### EXERCISE AIM
Word for word, quote all of the material, omitting the pictures.

━━━━━ RECORDED DATA ━━━━━

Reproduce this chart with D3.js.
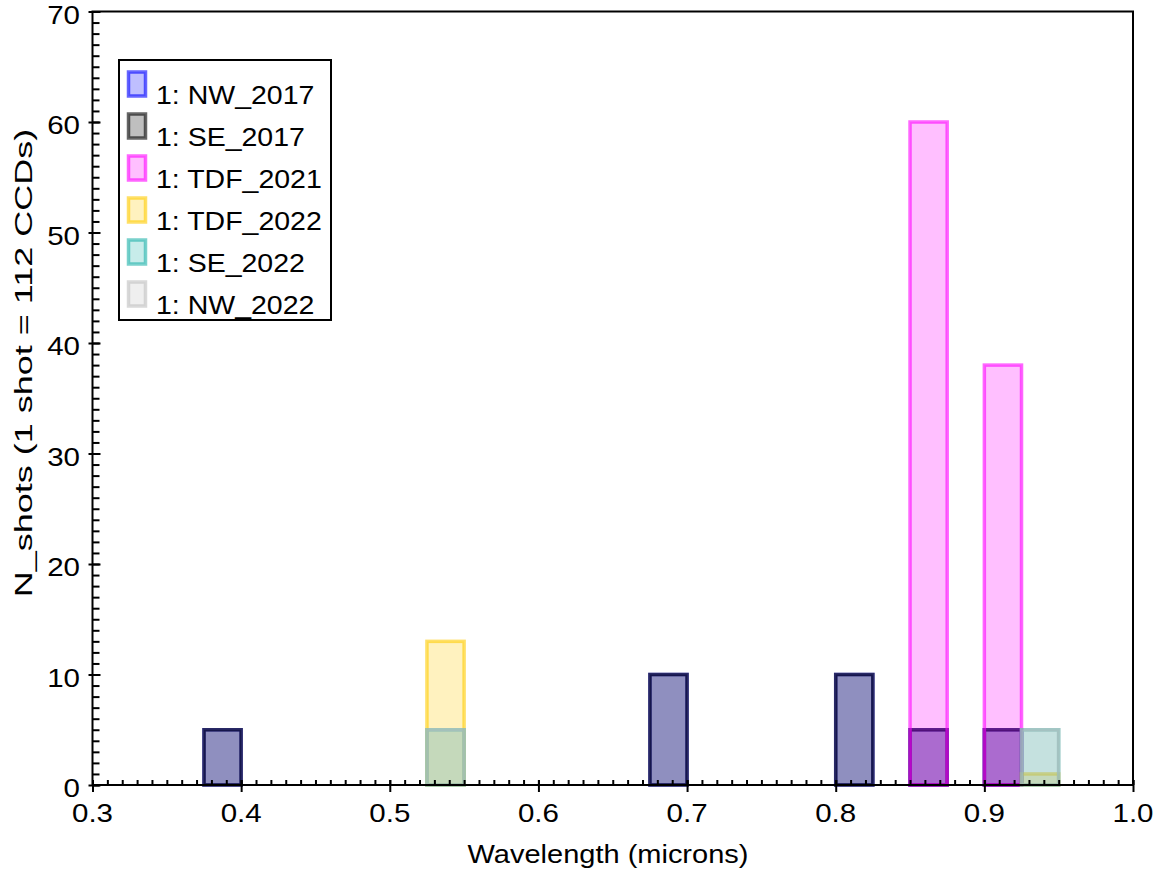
<!DOCTYPE html>
<html>
<head>
<meta charset="utf-8">
<script src="https://cdn.jsdelivr.net/npm/d3@7"></script>
<style>
  body { margin: 0; background: #fff; }
  text { font-family: "Liberation Sans", Arial, sans-serif; fill: #000; }
</style>
</head>
<body>
<script>
// histogram bins (left edge, microns), bin width 0.025
var binStarts = [0.375, 0.525, 0.675, 0.8, 0.85, 0.9, 0.925];
var binWidth = 0.025;

var seriesNames = ["1: NW_2017", "1: SE_2017", "1: TDF_2021", "1: TDF_2022", "1: SE_2022", "1: NW_2022"];
var seriesColors = ["#0000ff", "#000000", "#ff00ff", "#ffcc00", "#20b2aa", "#c0c0c0"];

var nw2017  = [5, 0, 10, 10, 5, 5, 0];
var se2017  = [5, 0, 10, 10, 5, 5, 0];
var tdf2021 = [0, 0, 0, 0, 60, 38, 0];
var tdf2022 = [0, 13, 0, 0, 0, 0, 1];
var se2022  = [0, 5, 0, 0, 0, 0, 5];
var nw2022  = [0, 5, 0, 0, 0, 0, 5];

var xTicks = [0.3, 0.4, 0.5, 0.6, 0.7, 0.8, 0.9, 1.0];
var yTicks = [0, 10, 20, 30, 40, 50, 60, 70];

var seriesValues = [nw2017, se2017, tdf2021, tdf2022, se2022, nw2022];

var width = 1164, height = 871;
var plot = {left: 92.5, right: 1133, top: 11.5, bottom: 785};

const svg = d3.select("body").append("svg")
    .attr("width", width)
    .attr("height", height);

var x = d3.scaleLinear().domain([0.3, 1.0]).range([plot.left, plot.right]);
var y = d3.scaleLinear().domain([0, 70]).range([plot.bottom, plot.top]);

// bars, drawn series by series so the overlaps blend
seriesValues.forEach(function(vals, si) {
    var data = binStarts.map(function(b, i) { return {x0: b, x1: b + binWidth, v: vals[i]}; })
        .filter(function(d) { return d.v > 0; });
    svg.append("g").selectAll("rect")
        .data(data).enter()
        .append("rect")
        .attr("x", function(d) { return x(d.x0); })
        .attr("width", function(d) { return x(d.x1) - x(d.x0); })
        .attr("y", function(d) { return y(d.v); })
        .attr("height", function(d) { return y(0) - y(d.v); })
        .style("fill", seriesColors[si])
        .style("fill-opacity", 0.25)
        .style("stroke", seriesColors[si])
        .style("stroke-opacity", 0.6)
        .style("stroke-width", 3.5);
});

// frame
svg.append("rect")
    .attr("x", plot.left).attr("y", plot.top)
    .attr("width", plot.right - plot.left).attr("height", plot.bottom - plot.top)
    .style("fill", "none").style("stroke", "#000").style("stroke-width", 2);

// x axis: minor ticks inward, major ticks crossing
var xMinor = d3.range(30, 101).map(function(d) { return d / 100; });
svg.append("g")
    .attr("transform", `translate(0, ${plot.bottom})`)
    .call(d3.axisBottom(x).tickValues(xMinor).tickSize(-5).tickFormat(""))
    .call(function(g) { g.select(".domain").remove(); g.selectAll("line").style("stroke-width", 2); });
var xMajor = svg.append("g")
    .attr("transform", `translate(0, ${plot.bottom})`)
    .call(d3.axisBottom(x).tickValues(xTicks).tickSize(6).tickFormat(""));
xMajor.select(".domain").remove();
xMajor.selectAll("line").attr("y1", -5).attr("y2", 7).style("stroke-width", 2);

// y axis
var yMinor = d3.range(0, 71);
svg.append("g")
    .attr("transform", `translate(${plot.left}, 0)`)
    .call(d3.axisLeft(y).tickValues(yMinor).tickSize(-7).tickFormat(""))
    .call(function(g) { g.select(".domain").remove(); g.selectAll("line").style("stroke-width", 2); });
var yMajor = svg.append("g")
    .attr("transform", `translate(${plot.left}, 0)`)
    .call(d3.axisLeft(y).tickValues(yTicks).tickSize(4).tickFormat(""));
yMajor.select(".domain").remove();
yMajor.selectAll("line").attr("x1", 8).attr("x2", -4).style("stroke-width", 2);

// tick labels (wide font look: stretched horizontally)
svg.append("g").selectAll("text")
    .data(xTicks).enter()
    .append("text")
    .attr("transform", function(d) { return `translate(${x(d)}, 822) scale(1.18, 1)`; })
    .style("text-anchor", "middle")
    .style("font-size", "25px")
    .text(d3.format(".1f"));

svg.append("g").selectAll("text")
    .data(yTicks).enter()
    .append("text")
    .attr("transform", function(d) { return `translate(80, ${y(d) + 12}) scale(1.18, 1)`; })
    .style("text-anchor", "end")
    .style("font-size", "25px")
    .text(function(d) { return d; });

// axis titles
svg.append("text")
    .attr("transform", "translate(608, 863) scale(1.16, 1)")
    .style("text-anchor", "middle")
    .style("font-size", "25px")
    .text("Wavelength (microns)");

svg.append("text")
    .attr("transform", "translate(32, 363) rotate(-90) scale(1.5, 1)")
    .style("text-anchor", "middle")
    .style("font-size", "24px")
    .text("N_shots (1 shot = 112 CCDs)");

// legend
var legend = svg.append("g");
legend.append("rect")
    .attr("x", 119).attr("y", 60).attr("width", 212).attr("height", 260)
    .style("fill", "#fff").style("stroke", "#000").style("stroke-width", 2);

var rows = legend.selectAll(".row")
    .data(seriesNames).enter()
    .append("g")
    .attr("class", "row")
    .attr("transform", function(d, i) { return `translate(0, ${i * 42})`; });

rows.append("rect")
    .attr("x", 128.5).attr("y", 72).attr("width", 17).attr("height", 24)
    .style("fill", function(d, i) { return seriesColors[i]; })
    .style("fill-opacity", 0.25)
    .style("stroke", function(d, i) { return seriesColors[i]; })
    .style("stroke-opacity", 0.6)
    .style("stroke-width", 3.5);

rows.append("text")
    .attr("transform", "translate(156, 104) scale(1.14, 1)")
    .style("font-size", "25px")
    .text(function(d) { return d; });
</script>
</body>
</html>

━━━━━

### SOLUTION FOR THIS PROBLEM
Reproduce this chart with D3.js.
<!DOCTYPE html>
<html>
<head>
<meta charset="utf-8">
<script src="https://cdn.jsdelivr.net/npm/d3@7"></script>
<style>
  body { margin: 0; background: #fff; }
  text { font-family: "Liberation Sans", Arial, sans-serif; fill: #000; }
</style>
</head>
<body>
<script>
// histogram bins (left edge, microns), bin width 0.025
var binStarts = [0.375, 0.525, 0.675, 0.8, 0.85, 0.9, 0.925];
var binWidth = 0.025;

var seriesNames = ["1: NW_2017", "1: SE_2017", "1: TDF_2021", "1: TDF_2022", "1: SE_2022", "1: NW_2022"];
var seriesColors = ["#0000ff", "#000000", "#ff00ff", "#ffcc00", "#20b2aa", "#c0c0c0"];

var nw2017  = [5, 0, 10, 10, 5, 5, 0];
var se2017  = [5, 0, 10, 10, 5, 5, 0];
var tdf2021 = [0, 0, 0, 0, 60, 38, 0];
var tdf2022 = [0, 13, 0, 0, 0, 0, 1];
var se2022  = [0, 5, 0, 0, 0, 0, 5];
var nw2022  = [0, 5, 0, 0, 0, 0, 5];

var xTicks = [0.3, 0.4, 0.5, 0.6, 0.7, 0.8, 0.9, 1.0];
var yTicks = [0, 10, 20, 30, 40, 50, 60, 70];

var seriesValues = [nw2017, se2017, tdf2021, tdf2022, se2022, nw2022];

var width = 1164, height = 871;
var plot = {left: 92.5, right: 1133, top: 11.5, bottom: 785};

const svg = d3.select("body").append("svg")
    .attr("width", width)
    .attr("height", height);

var x = d3.scaleLinear().domain([0.3, 1.0]).range([plot.left, plot.right]);
var y = d3.scaleLinear().domain([0, 70]).range([plot.bottom, plot.top]);

// bars, drawn series by series so the overlaps blend
seriesValues.forEach(function(vals, si) {
    var data = binStarts.map(function(b, i) { return {x0: b, x1: b + binWidth, v: vals[i]}; })
        .filter(function(d) { return d.v > 0; });
    svg.append("g").selectAll("rect")
        .data(data).enter()
        .append("rect")
        .attr("x", function(d) { return x(d.x0); })
        .attr("width", function(d) { return x(d.x1) - x(d.x0); })
        .attr("y", function(d) { return y(d.v); })
        .attr("height", function(d) { return y(0) - y(d.v); })
        .style("fill", seriesColors[si])
        .style("fill-opacity", 0.25)
        .style("stroke", seriesColors[si])
        .style("stroke-opacity", 0.6)
        .style("stroke-width", 3.5);
});

// frame
svg.append("rect")
    .attr("x", plot.left).attr("y", plot.top)
    .attr("width", plot.right - plot.left).attr("height", plot.bottom - plot.top)
    .style("fill", "none").style("stroke", "#000").style("stroke-width", 2);

// x axis: minor ticks inward, major ticks crossing
var xMinor = d3.range(30, 101).map(function(d) { return d / 100; });
svg.append("g")
    .attr("transform", `translate(0, ${plot.bottom})`)
    .call(d3.axisBottom(x).tickValues(xMinor).tickSize(-5).tickFormat(""))
    .call(function(g) { g.select(".domain").remove(); g.selectAll("line").style("stroke-width", 2); });
var xMajor = svg.append("g")
    .attr("transform", `translate(0, ${plot.bottom})`)
    .call(d3.axisBottom(x).tickValues(xTicks).tickSize(6).tickFormat(""));
xMajor.select(".domain").remove();
xMajor.selectAll("line").attr("y1", -5).attr("y2", 7).style("stroke-width", 2);

// y axis
var yMinor = d3.range(0, 71);
svg.append("g")
    .attr("transform", `translate(${plot.left}, 0)`)
    .call(d3.axisLeft(y).tickValues(yMinor).tickSize(-7).tickFormat(""))
    .call(function(g) { g.select(".domain").remove(); g.selectAll("line").style("stroke-width", 2); });
var yMajor = svg.append("g")
    .attr("transform", `translate(${plot.left}, 0)`)
    .call(d3.axisLeft(y).tickValues(yTicks).tickSize(4).tickFormat(""));
yMajor.select(".domain").remove();
yMajor.selectAll("line").attr("x1", 8).attr("x2", -4).style("stroke-width", 2);

// tick labels (wide font look: stretched horizontally)
svg.append("g").selectAll("text")
    .data(xTicks).enter()
    .append("text")
    .attr("transform", function(d) { return `translate(${x(d)}, 822) scale(1.18, 1)`; })
    .style("text-anchor", "middle")
    .style("font-size", "25px")
    .text(d3.format(".1f"));

svg.append("g").selectAll("text")
    .data(yTicks).enter()
    .append("text")
    .attr("transform", function(d) { return `translate(80, ${y(d) + 12}) scale(1.18, 1)`; })
    .style("text-anchor", "end")
    .style("font-size", "25px")
    .text(function(d) { return d; });

// axis titles
svg.append("text")
    .attr("transform", "translate(608, 863) scale(1.16, 1)")
    .style("text-anchor", "middle")
    .style("font-size", "25px")
    .text("Wavelength (microns)");

svg.append("text")
    .attr("transform", "translate(32, 363) rotate(-90) scale(1.5, 1)")
    .style("text-anchor", "middle")
    .style("font-size", "24px")
    .text("N_shots (1 shot = 112 CCDs)");

// legend
var legend = svg.append("g");
legend.append("rect")
    .attr("x", 119).attr("y", 60).attr("width", 212).attr("height", 260)
    .style("fill", "#fff").style("stroke", "#000").style("stroke-width", 2);

var rows = legend.selectAll(".row")
    .data(seriesNames).enter()
    .append("g")
    .attr("class", "row")
    .attr("transform", function(d, i) { return `translate(0, ${i * 42})`; });

rows.append("rect")
    .attr("x", 128.5).attr("y", 72).attr("width", 17).attr("height", 24)
    .style("fill", function(d, i) { return seriesColors[i]; })
    .style("fill-opacity", 0.25)
    .style("stroke", function(d, i) { return seriesColors[i]; })
    .style("stroke-opacity", 0.6)
    .style("stroke-width", 3.5);

rows.append("text")
    .attr("transform", "translate(156, 104) scale(1.14, 1)")
    .style("font-size", "25px")
    .text(function(d) { return d; });
</script>
</body>
</html>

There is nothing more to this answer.